Proprio in questi giorni è ripartito il dialogo tra l’Italia e la Svizzera, interrotto all’indomani dello scudo fiscale istituito da Tremonti per riportare in Italia i capitali italiani detenuti all’estero o tassarli e in conseguenza del blocco del ristorno ai Comuni italiani di parte delle tasse dei frontalieri da parte del Canton Ticino. Come forse si ricorderà, su quest’ultimo punto ci furono momenti di irrigidimento tra le parti, soprattutto perché il blocco fu deciso unilateralmente da Consiglio di Stato del Ticino e andava a colpire i Comuni italiani oltre frontiera per i quali quegli storni erano boccate d’ossigeno. Da parte italiana l’irritazione era grande soprattutto perché il blocco era contrario all’accordo del 1974 tra l’Italia e la Svizzera ancora in vigore. Da parte di quest’ultima fu posta l’esigenza di adattare alle nuove situazioni quegli accordi ormai obsoleti, ma è inutile girarci attorno: lo scudo di Tremonti aveva colpito le banche elvetiche e ciò fu materia di irrigidimento.
C’è stato un periodo in cui sembrava possibile riannodare i fili di un nuovo accordo, anche perché nel frattempo si stava lavorando sull’ipotesi di un accordo tra la Svizzera e l’Italia in materia fiscale e di lotta all’evasione sulla scia degli accordi bilaterali già intervenuti tra la Svizzera e la Germania e la Gran Bretagna. Questi accordi prevedevano e prevedono il pagamento di una quota del 12,5% sugli interessi da stornare al Paese di provenienza e il pagamento di una liberatoria per conservare l’anonimato. Le cose si complicarono per la crisi economica, ma anche perché quegli accordi tra la Svizzera e membri di un Paese Ue non vennero approvati dall’Europa stessa. Anche con il cambiamento di governo in Italia in un primo momento la situazione continuò ad essere uguale a prima, finché sono intervenuti due fatti che hanno riportato il dialogo tra i due Paesi. Il primo fatto è stato il via libera dell’Ue agli accordi bilaterali con la Germania e con la Gran Bretagna (via libera intervenuto su pressione della Germania e della Gran Bretagna), il secondo è stato lo sblocco da parte del Ticino del ristorno della quota delle tasse dei frontalieri ai Comuni confinanti interessati.
Le novità sono queste.
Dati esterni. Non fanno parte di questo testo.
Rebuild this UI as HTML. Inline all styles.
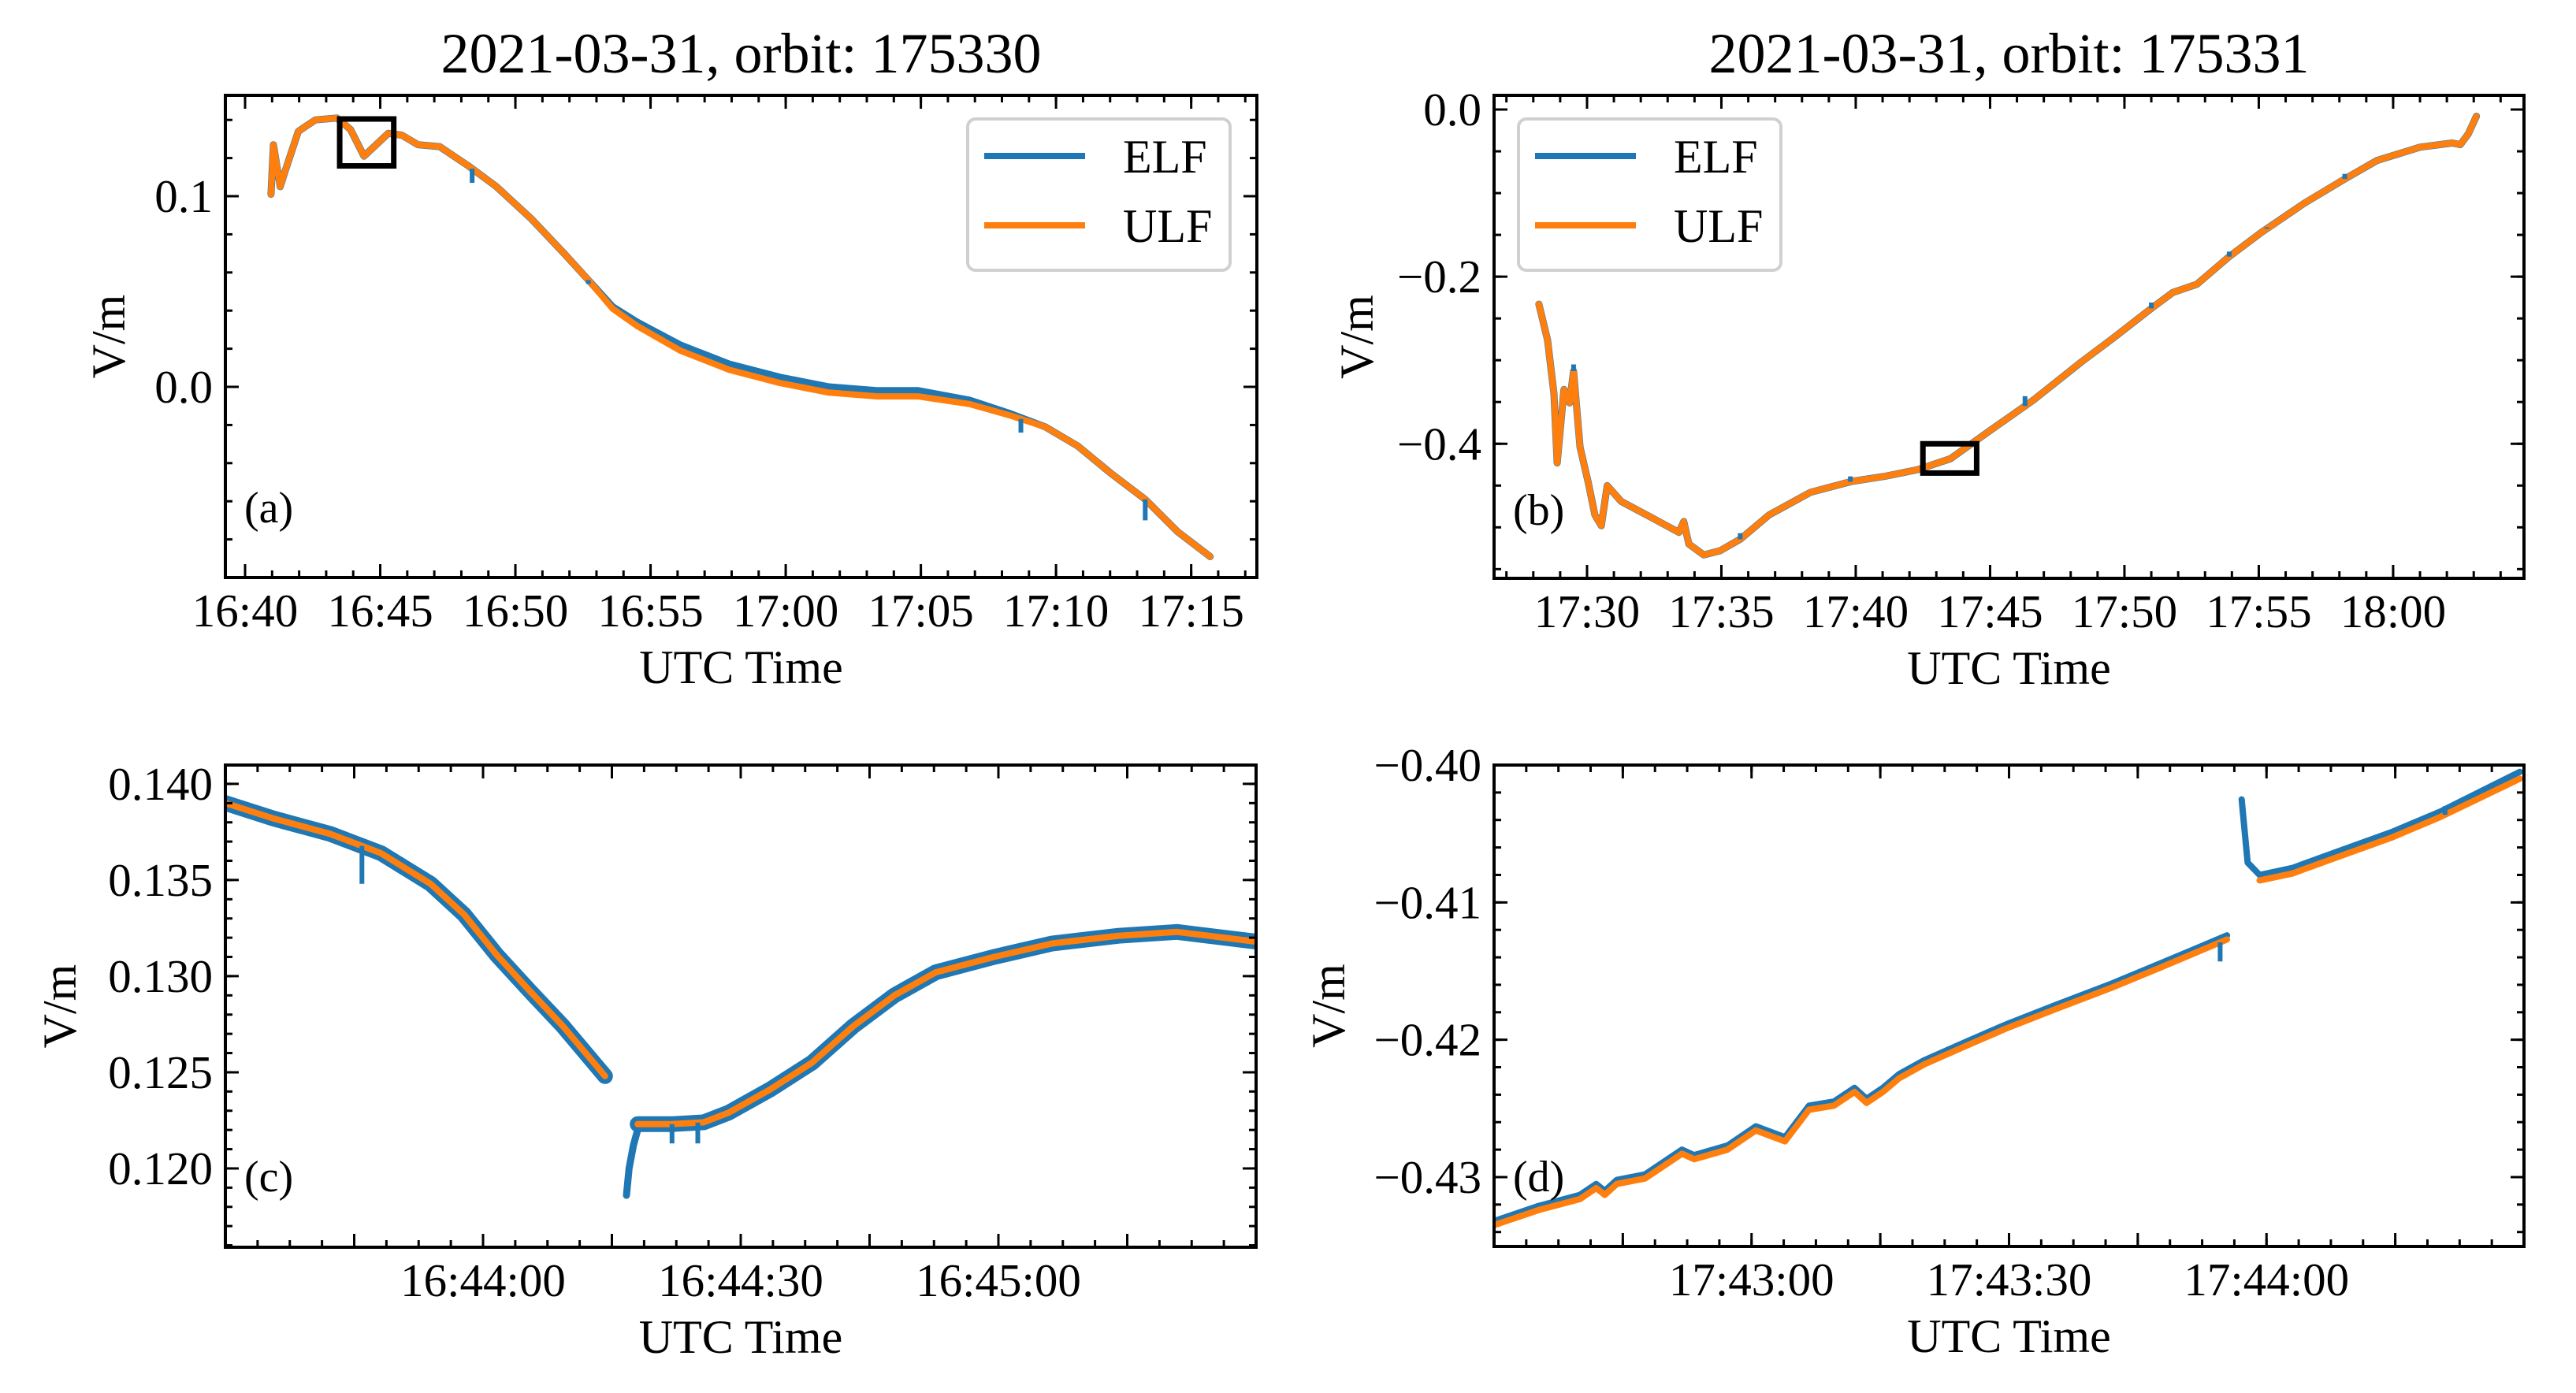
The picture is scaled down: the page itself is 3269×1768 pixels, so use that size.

Il Ticino ha parlato dei mezzi che giustificano il fine, cioè del blocco strumentale dei ristorni al fine di creare le condizioni per un nuovo accordo di tipo fiscale adattando quello vecchio alle nuove realtà. Nei prossimi giorni ci sarà a Roma l’incontro tra la presidente della Confederazione elvetica Eveline Widmer-Schlumpf e il premier italiano Mario Monti, incontro che di fatto darà l’avvio ufficiale alla rinegoziazione degli accordi fiscali. Gli argomenti non saranno solo il ristorno di una quota delle tasse dei frontalieri ai Comuni di frontiera (per i quali la percentuale non può essere meno dell’attuale 38,5% mentre per la Svizzera la percentuale non dovrebbe superare il 12,5%), ma anche il tema generale della doppia imposizione fiscale da redditi da lavoro, da pensione e da patrimoni dei cittadini italiani che risiedono e lavorano in Svizzera e dei cittadini elvetici che risiedono e lavorano in Italia.L’augurio è che i nuovi accordi siano equi: in un periodo in cui gli Stati sembra che giochino a fare i vampiri, le preoccupazioni non sono campate in aria.